JS3tream was written in Java. I chose to write it in Java for a few reasons. One because I've been writing java code since about 1995 and am very familiar with it. Two: it's cross platform, so this solution should work anywhere that a JVM will run. Three: Java and WebServices get along very nicely. Thanks to the Apache Axis Project.
JS3tream is nothing more than a bridge between the Amazon S3 system and you. It abstracts the complexity of using the S3 service for such a simple task as storing raw data. This is why JS3tream is so simple to use.
When streaming data to S3 through JS3tream, JS3tream will take your data, break it up into manageable chunks, and store each chunk into a single S3 object within the S3 Bucket you named. Within the Amazon S3 bucket, there will be a service of S3 Objects named 0000000000 -> 999999999999. Each of these objects represents a chunk of your streamed data. If you did not have access to JS3tream, you could actually download each object one at a time, and concat them together to rebuild your original stream manually.

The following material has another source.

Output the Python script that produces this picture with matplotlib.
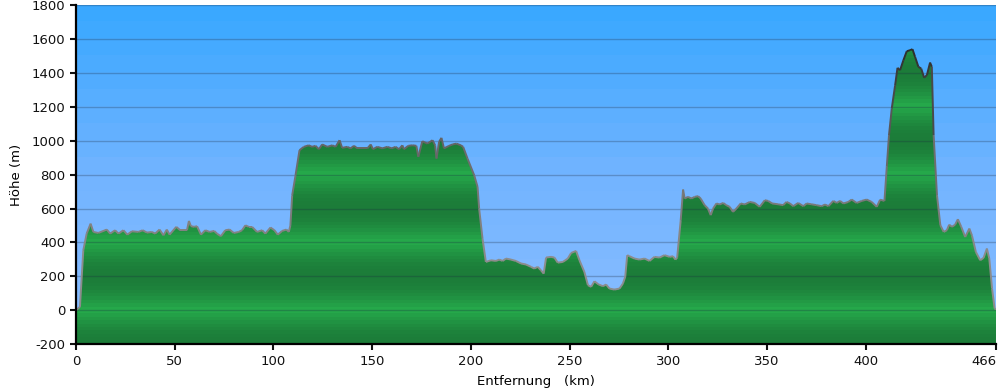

For this reason, JS3tream is quite flexible, because if for what ever reason, JS3tream is failing you on your restore, you can still get your original data.
When streaming data back from S3 to your machine, JS3tream will read each of your original data chunks in order, and pipe the output of each chunk to STDOUT.
Special thanks to David Soergel who wrote s3napback. A very nice perl wrapper for JS3tream that does a good job of automating the backup of your data. Including automatic rotation of backup sets, data encryption, and MySQL support.
If you would prefer JS3tream by itself, Download from the main Sourceforge site
To install, simply unzip or untar the downloaded file to a directory.
Then, from the command line and within the installed directory the following to see how to use JS3tream.
java -jar js3tream.jar -h
Look at the How To section for more usage examples.
JS3tream is licensed under the GNU LESSER GENERAL PUBLIC LICENSE. I'm a big fan of free software, and hope this gives some back to the OpenSource community. In short, your free to use JS3tream for pretty much anything you want. But you can't charge any money to other people for JS3tream, or use JS3tream in any commercial programs.